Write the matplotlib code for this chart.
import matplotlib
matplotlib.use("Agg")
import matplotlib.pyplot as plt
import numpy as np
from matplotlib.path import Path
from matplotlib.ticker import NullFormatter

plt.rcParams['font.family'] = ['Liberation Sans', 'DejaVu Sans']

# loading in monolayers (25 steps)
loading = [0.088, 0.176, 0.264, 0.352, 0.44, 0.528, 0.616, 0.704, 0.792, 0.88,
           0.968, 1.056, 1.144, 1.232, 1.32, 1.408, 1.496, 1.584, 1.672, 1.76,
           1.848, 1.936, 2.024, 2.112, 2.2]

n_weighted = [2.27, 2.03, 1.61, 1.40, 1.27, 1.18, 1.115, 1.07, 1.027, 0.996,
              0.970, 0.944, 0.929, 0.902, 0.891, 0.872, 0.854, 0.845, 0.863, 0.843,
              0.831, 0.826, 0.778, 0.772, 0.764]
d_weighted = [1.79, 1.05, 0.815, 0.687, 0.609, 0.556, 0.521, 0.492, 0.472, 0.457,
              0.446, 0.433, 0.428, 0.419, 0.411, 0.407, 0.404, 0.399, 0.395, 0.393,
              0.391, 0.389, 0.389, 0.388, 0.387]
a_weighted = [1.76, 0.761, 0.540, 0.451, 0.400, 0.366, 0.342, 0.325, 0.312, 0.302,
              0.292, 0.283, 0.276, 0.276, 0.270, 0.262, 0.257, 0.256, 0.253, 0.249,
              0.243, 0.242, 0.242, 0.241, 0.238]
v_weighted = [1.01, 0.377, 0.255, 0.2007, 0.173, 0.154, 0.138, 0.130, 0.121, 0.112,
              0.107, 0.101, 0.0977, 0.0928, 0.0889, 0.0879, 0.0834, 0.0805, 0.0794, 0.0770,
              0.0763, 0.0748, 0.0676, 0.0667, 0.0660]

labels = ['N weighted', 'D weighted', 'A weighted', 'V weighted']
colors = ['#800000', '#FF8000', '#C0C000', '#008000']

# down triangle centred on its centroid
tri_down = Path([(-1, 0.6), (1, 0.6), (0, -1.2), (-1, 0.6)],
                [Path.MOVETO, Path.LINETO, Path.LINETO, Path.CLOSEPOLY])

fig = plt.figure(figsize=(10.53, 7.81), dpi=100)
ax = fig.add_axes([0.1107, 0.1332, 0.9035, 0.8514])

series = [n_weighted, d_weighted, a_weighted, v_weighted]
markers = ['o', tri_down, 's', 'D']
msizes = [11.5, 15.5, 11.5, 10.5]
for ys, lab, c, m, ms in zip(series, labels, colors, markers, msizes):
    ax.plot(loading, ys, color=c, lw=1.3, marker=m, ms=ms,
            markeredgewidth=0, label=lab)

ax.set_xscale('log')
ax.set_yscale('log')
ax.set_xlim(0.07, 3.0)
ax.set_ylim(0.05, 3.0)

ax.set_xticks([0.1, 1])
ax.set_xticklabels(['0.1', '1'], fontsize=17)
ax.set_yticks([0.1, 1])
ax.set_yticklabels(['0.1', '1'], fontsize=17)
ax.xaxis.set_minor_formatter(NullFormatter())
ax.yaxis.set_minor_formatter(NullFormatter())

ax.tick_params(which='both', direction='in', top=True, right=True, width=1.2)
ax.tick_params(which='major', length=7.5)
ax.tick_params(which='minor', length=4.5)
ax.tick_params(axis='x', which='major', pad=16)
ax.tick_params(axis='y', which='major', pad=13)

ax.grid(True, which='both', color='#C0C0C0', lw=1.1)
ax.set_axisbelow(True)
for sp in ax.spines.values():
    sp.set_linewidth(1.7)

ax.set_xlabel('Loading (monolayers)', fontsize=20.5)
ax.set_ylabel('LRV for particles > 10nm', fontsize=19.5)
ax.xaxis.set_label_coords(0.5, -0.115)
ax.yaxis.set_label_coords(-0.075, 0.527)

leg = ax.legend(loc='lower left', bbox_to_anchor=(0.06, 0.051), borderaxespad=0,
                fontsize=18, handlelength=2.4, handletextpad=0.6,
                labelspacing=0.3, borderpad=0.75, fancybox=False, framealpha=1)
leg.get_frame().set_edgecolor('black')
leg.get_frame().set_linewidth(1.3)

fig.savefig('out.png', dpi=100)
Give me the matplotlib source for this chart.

===

# TO BE DONE
Copy out each record, keeping every word as it is.

# REPLY TO THE EXERCISE
Write the matplotlib code for this chart.
import matplotlib
matplotlib.use("Agg")
import matplotlib.pyplot as plt
import numpy as np
from matplotlib.path import Path
from matplotlib.ticker import NullFormatter

plt.rcParams['font.family'] = ['Liberation Sans', 'DejaVu Sans']

# loading in monolayers (25 steps)
loading = [0.088, 0.176, 0.264, 0.352, 0.44, 0.528, 0.616, 0.704, 0.792, 0.88,
           0.968, 1.056, 1.144, 1.232, 1.32, 1.408, 1.496, 1.584, 1.672, 1.76,
           1.848, 1.936, 2.024, 2.112, 2.2]

n_weighted = [2.27, 2.03, 1.61, 1.40, 1.27, 1.18, 1.115, 1.07, 1.027, 0.996,
              0.970, 0.944, 0.929, 0.902, 0.891, 0.872, 0.854, 0.845, 0.863, 0.843,
              0.831, 0.826, 0.778, 0.772, 0.764]
d_weighted = [1.79, 1.05, 0.815, 0.687, 0.609, 0.556, 0.521, 0.492, 0.472, 0.457,
              0.446, 0.433, 0.428, 0.419, 0.411, 0.407, 0.404, 0.399, 0.395, 0.393,
              0.391, 0.389, 0.389, 0.388, 0.387]
a_weighted = [1.76, 0.761, 0.540, 0.451, 0.400, 0.366, 0.342, 0.325, 0.312, 0.302,
              0.292, 0.283, 0.276, 0.276, 0.270, 0.262, 0.257, 0.256, 0.253, 0.249,
              0.243, 0.242, 0.242, 0.241, 0.238]
v_weighted = [1.01, 0.377, 0.255, 0.2007, 0.173, 0.154, 0.138, 0.130, 0.121, 0.112,
              0.107, 0.101, 0.0977, 0.0928, 0.0889, 0.0879, 0.0834, 0.0805, 0.0794, 0.0770,
              0.0763, 0.0748, 0.0676, 0.0667, 0.0660]

labels = ['N weighted', 'D weighted', 'A weighted', 'V weighted']
colors = ['#800000', '#FF8000', '#C0C000', '#008000']

# down triangle centred on its centroid
tri_down = Path([(-1, 0.6), (1, 0.6), (0, -1.2), (-1, 0.6)],
                [Path.MOVETO, Path.LINETO, Path.LINETO, Path.CLOSEPOLY])

fig = plt.figure(figsize=(10.53, 7.81), dpi=100)
ax = fig.add_axes([0.1107, 0.1332, 0.9035, 0.8514])

series = [n_weighted, d_weighted, a_weighted, v_weighted]
markers = ['o', tri_down, 's', 'D']
msizes = [11.5, 15.5, 11.5, 10.5]
for ys, lab, c, m, ms in zip(series, labels, colors, markers, msizes):
    ax.plot(loading, ys, color=c, lw=1.3, marker=m, ms=ms,
            markeredgewidth=0, label=lab)

ax.set_xscale('log')
ax.set_yscale('log')
ax.set_xlim(0.07, 3.0)
ax.set_ylim(0.05, 3.0)

ax.set_xticks([0.1, 1])
ax.set_xticklabels(['0.1', '1'], fontsize=17)
ax.set_yticks([0.1, 1])
ax.set_yticklabels(['0.1', '1'], fontsize=17)
ax.xaxis.set_minor_formatter(NullFormatter())
ax.yaxis.set_minor_formatter(NullFormatter())

ax.tick_params(which='both', direction='in', top=True, right=True, width=1.2)
ax.tick_params(which='major', length=7.5)
ax.tick_params(which='minor', length=4.5)
ax.tick_params(axis='x', which='major', pad=16)
ax.tick_params(axis='y', which='major', pad=13)

ax.grid(True, which='both', color='#C0C0C0', lw=1.1)
ax.set_axisbelow(True)
for sp in ax.spines.values():
    sp.set_linewidth(1.7)

ax.set_xlabel('Loading (monolayers)', fontsize=20.5)
ax.set_ylabel('LRV for particles > 10nm', fontsize=19.5)
ax.xaxis.set_label_coords(0.5, -0.115)
ax.yaxis.set_label_coords(-0.075, 0.527)

leg = ax.legend(loc='lower left', bbox_to_anchor=(0.06, 0.051), borderaxespad=0,
                fontsize=18, handlelength=2.4, handletextpad=0.6,
                labelspacing=0.3, borderpad=0.75, fancybox=False, framealpha=1)
leg.get_frame().set_edgecolor('black')
leg.get_frame().set_linewidth(1.3)

fig.savefig('out.png', dpi=100)
Give me the matplotlib source for this chart.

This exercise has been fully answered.